There follows a lengthy (ten chapter) section on Atlantology, which opens with an interview with the father of modern Atlantology, John Michell, who has made discoveries about the science that went into the building of Stonehenge and other megaliths, which leave him in no doubt that ancient man had a far more sophisticated technology than we assume, and argues that their intimate mathematical knowledge of the sun and planets reveals the existence of a tradition that seems to extend back far earlier than our present estimates of the age of civilization. Michell has always seemed to me to be a figure of immense significance.
The chapters that follow include two by Rand Flem-Ath, one outlining his theory that Atlantis was in Antarctica, and the other on the notion that the grid-pattern of ancient monuments proves that they were laid out by an ancient worldwide civilization, such as that posited by the great Charles Hapgood in Maps of the Ancient Sea Kings. And since I worked so closely with Rand, it behooves me to explain my own present estimates of these theories.
The notion of Atlantis in Antarctica, which originally struck me as highly plausible (for reasons explained at length in our collaboration The Atlantis Blueprint), I have finally come to reject. My reason is simple. Plato talked about some long-standing conflict between Atlantis and the Athenians, and I think long and hard before rejecting any of Plato’s central theses. But how on earth could there be a war between Atlantis and Athens if they were separated by more than five thousand miles? And what of Schwaller’s view that survivors from Atlantis created Egyptian civilization? That would not make sense either.
All this suddenly took on new meaning last year when an American explorer named Robert Sarmast set out on an expedition to the south-east of the island of Cyprus, and found a mile beneath the sea some interesting sonar evidence that Plato’s Atlantis was, in fact, on a plain that was submerged when the Mediterranean came into being. (He believes this happened over a long period, in several inundations.) Originally dismissive of this notion of ‘Atlantis in Cyprus’, Sarmast’s discoveries have made me more open minded.
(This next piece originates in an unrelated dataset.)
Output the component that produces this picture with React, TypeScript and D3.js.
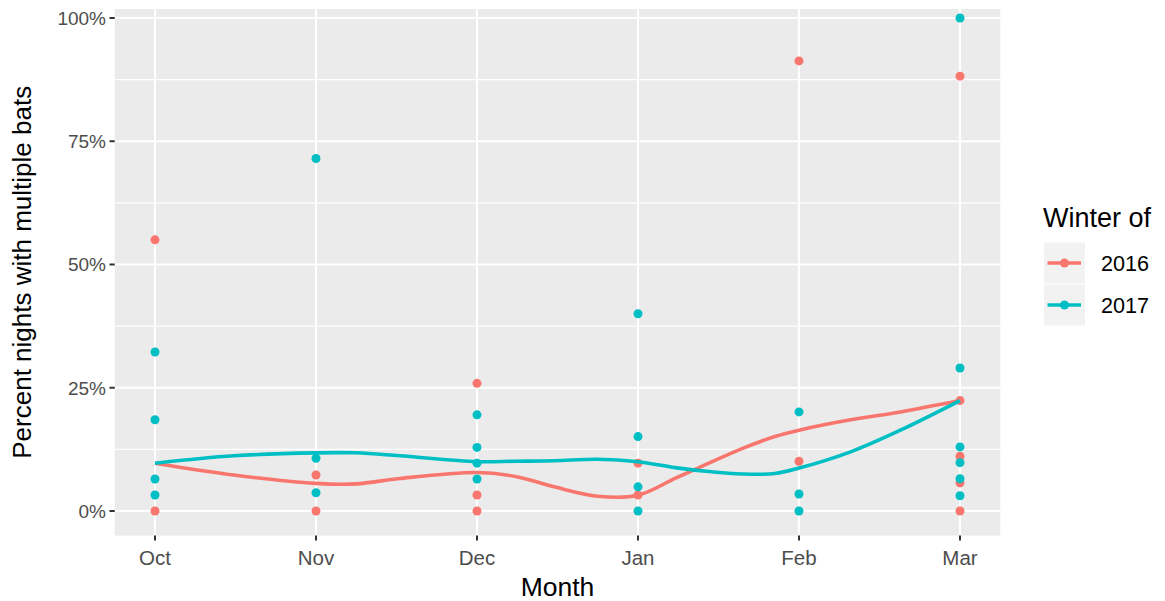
import React from "react";
import * as d3 from "d3";

const months = ["Oct", "Nov", "Dec", "Jan", "Feb", "Mar"];
const yTicks = [0, 0.25, 0.5, 0.75, 1];
const yMinor = [0.125, 0.375, 0.625, 0.875];
const seriesNames = ["2016", "2017"];
const seriesColors = ["#F8766D", "#00BFC4"];

// observed points: [month index, value]
const points2016: [number, number][] = [
  [0, 0.55], [0, 0.0],
  [1, 0.073], [1, 0.0],
  [2, 0.259], [2, 0.0325], [2, 0.0],
  [3, 0.097], [3, 0.0325],
  [4, 0.913], [4, 0.101],
  [5, 0.882], [5, 0.224], [5, 0.111], [5, 0.057], [5, 0.0],
];
const points2017: [number, number][] = [
  [0, 0.3225], [0, 0.185], [0, 0.065], [0, 0.0325],
  [1, 0.715], [1, 0.107], [1, 0.037],
  [2, 0.195], [2, 0.129], [2, 0.097], [2, 0.065],
  [3, 0.4], [3, 0.151], [3, 0.049], [3, 0.0],
  [4, 0.201], [4, 0.0345], [4, 0.0],
  [5, 1.0], [5, 0.29], [5, 0.13], [5, 0.098], [5, 0.0655], [5, 0.031],
];

// smoothed trend
const smoothX = [0, 0.49, 1.0, 1.25, 1.52, 2.0, 2.24, 2.48, 2.75, 3.0, 3.23, 3.44, 3.65, 3.85, 4.0, 4.32, 4.63, 5.0];
const smooth2016 = [0.097, 0.073, 0.056, 0.055, 0.066, 0.078, 0.07, 0.049, 0.03, 0.032, 0.066, 0.097, 0.127, 0.151, 0.164, 0.185, 0.201, 0.224];
const smooth2017 = [0.097, 0.112, 0.118, 0.118, 0.112, 0.1, 0.101, 0.102, 0.105, 0.1, 0.088, 0.08, 0.075, 0.076, 0.087, 0.12, 0.164, 0.224];

const FONT = "'Liberation Sans', Arial, Helvetica, sans-serif";

export default function App() {
  const panel = { left: 114.75, right: 1000.25, top: 9, bottom: 535.6 };
  const x = d3.scaleLinear().domain([0, 5]).range([155, 960]);
  const y = d3.scaleLinear().domain([0, 1]).range([511, 18]);
  const fmt = d3.format(".0%");

  const line = d3
    .line<[number, number]>()
    .x((d) => x(d[0]))
    .y((d) => y(d[1]))
    .curve(d3.curveCatmullRom.alpha(0.5));

  const smoothSeries = [smooth2016, smooth2017].map((vals) =>
    smoothX.map((sx, i) => [sx, vals[i]] as [number, number])
  );
  const pointSeries = [points2016, points2017];

  const legendX = 1043;
  const keyTop = [242.5, 284.5];
  const keySize = 41;

  return (
    <svg
      width={1165}
      height={601}
      style={{ position: "absolute", left: 0, top: 0, background: "#fff" }}
    >
      <rect
        x={panel.left}
        y={panel.top}
        width={panel.right - panel.left}
        height={panel.bottom - panel.top}
        fill="#EBEBEB"
      />
      {yMinor.map((v) => (
        <line key={"ym" + v} x1={panel.left} x2={panel.right} y1={y(v)} y2={y(v)} stroke="#fff" strokeWidth={1.1} />
      ))}
      {yTicks.map((v) => (
        <line key={"yg" + v} x1={panel.left} x2={panel.right} y1={y(v)} y2={y(v)} stroke="#fff" strokeWidth={2.1} />
      ))}
      {months.map((m, i) => (
        <line key={"xg" + m} x1={x(i)} x2={x(i)} y1={panel.top} y2={panel.bottom} stroke="#fff" strokeWidth={2.1} />
      ))}

      {pointSeries.map((pts, si) =>
        pts.map((p, j) => (
          <circle key={`p${si}-${j}`} cx={x(p[0])} cy={y(p[1])} r={4.5} fill={seriesColors[si]} />
        ))
      )}
      {smoothSeries.map((s, si) => (
        <path key={"s" + si} d={line(s) || ""} fill="none" stroke={seriesColors[si]} strokeWidth={3.6} />
      ))}

      {/* y axis */}
      {yTicks.map((v) => (
        <g key={"yt" + v}>
          <line x1={109.5} x2={panel.left} y1={y(v)} y2={y(v)} stroke="#333" strokeWidth={2} />
          <text x={106} y={y(v)} dy="0.36em" textAnchor="end" fontFamily={FONT} fontSize={19} fill="#4D4D4D">
            {fmt(v)}
          </text>
        </g>
      ))}
      {/* x axis */}
      {months.map((m, i) => (
        <g key={"xt" + m}>
          <line x1={x(i)} x2={x(i)} y1={panel.bottom} y2={panel.bottom + 5} stroke="#333" strokeWidth={2} />
          <text x={x(i)} y={564.5} textAnchor="middle" fontFamily={FONT} fontSize={20.5} fill="#4D4D4D">
            {m}
          </text>
        </g>
      ))}
      <text x={(panel.left + panel.right) / 2} y={596} textAnchor="middle" fontFamily={FONT} fontSize={26.5} fill="#000">
        Month
      </text>
      <text
        transform={`translate(${31},${(panel.top + panel.bottom) / 2}) rotate(-90)`}
        textAnchor="middle"
        fontFamily={FONT}
        fontSize={26}
        fill="#000"
      >
        Percent nights with multiple bats
      </text>

      {/* legend */}
      <text x={legendX} y={227} fontFamily={FONT} fontSize={27} fill="#000">
        Winter of
      </text>
      {seriesNames.map((name, i) => {
        const cy = keyTop[i] + keySize / 2;
        return (
          <g key={"lg" + name}>
            <rect x={legendX + 1} y={keyTop[i]} width={keySize} height={keySize} fill="#F2F2F2" />
            <line x1={legendX + 4.5} x2={legendX + 38} y1={cy} y2={cy} stroke={seriesColors[i]} strokeWidth={3.6} />
            <circle cx={legendX + 21.5} cy={cy} r={4.5} fill={seriesColors[i]} />
            <text x={1101} y={cy} dy="0.36em" fontFamily={FONT} fontSize={21.6} fill="#000">
              {name}
            </text>
          </g>
        );
      })}
    </svg>
  );
}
And, after all, if Atlantis was Cyprus, Plato’s story of the war with Athens, and Schwaller’s belief that survivors of the Atlantis Flood fled to Egypt, would suddenly make sense.
Rand’s theory about the grid-alignments of sacred sites still seems to me convincing. But I have never agreed with his notion that the sites were ‘laid out’ by Atlantean scientists trying to forecast future movements of the earth’s crust, and I said so in Blueprint. Of the importance of his discovery about alignment of religious sites I have never had any doubt.
The fifth section of Forbidden History contains no less than five chapters by the excellent Christopher Dunn, the engineer who started from the irrefutable fact that the cutting of the vast stone blocks of Ancient Egypt could simply not be explained in terms of copper chisels and wooden mallets. How, he asked, were the Egyptians able to produce basalt surfaces machined to an accuracy of a thousandth of an inch? His notion that the Egyptians could make use of sound in ultrasonic drills sounds absurd, but it is hard to think of other plausible solutions. Any amateur archaeologist who wants to test out his powers of creating plausible theories could not to better than to start with Dunn’s five chapters on Egyptian technology.
Forbidden History ends as controversially as it began with a section called ‘New Paradigms to Ponder’, which moves into the realm of UFOs and possible influences from other planets—something I have never doubted since reading Robert Temple’s tour de force The Sirius Mystery, which shows that the Dogon tribe of Mali knew that Sirius B was a white dwarf. And I think that no one who is intimately acquainted with the work of the late Professor John Mack on the abduction phenomenon can doubt that something very odd is going on. (It is interesting to note that towards the end, Mack also became increasingly interested in the evidence for survival after death, and was in London to research it at the time he was knocked down by a car.) But there is obviously not enough space left in the book to go into the vast field of UFOs, and the possible influence of extraterrestrials on human civilization. Doug Kenyon offers an informative chapter on Zecharia Sitchin, and acknowledges the breadth of his scholarship, while adding: ‘While Sitchin’s ‘facts’ may be beyond challenge, many of his conclusions are another matter,’ and cites John West as feeling that ‘there are subtleties in the high wisdom of the ancients that have completely eluded him.’
A piece on Richard Hoagland and the Face on Mars is equally informative and equally balanced. And a chapter on Paul LaViolette by Len Kasten places that bold and difficult thinker where he should be—among the most interesting theorists in the field. But LaViolette’s theory that pulsars could be some kind of beacon created by ETs left me in the same state of mind that I feel after reading his books—fascinated but troubled scepticism.
He appears again, together with David Bohm and the Holographic Universe theory, in the book’s final chapter on ‘The Physicist as Mystic,’ in which David Lewis argues that the old materialist paradigm is now gasping its last breath. And as if setting out to upset anybody who still clings to reductionism, he quotes at some length the words of Yogananda from The Autobiography of a Yogi, declaring that ‘My sense of identity was no longer confined to a body, but embraced the circumambient atoms.’ And he points out that while, in the jargon of modern physics, this would be described as Non-Locality in the electron sea, Yogis call it ‘Oneness with Supreme Consciousness, Ultimate Being, or God’.
This makes a fitting conclusion, like the last bars of a symphony, and underlines that this book, which covers such an immense range of topics, is really about one thing: a basic change in the nature of human consciousness.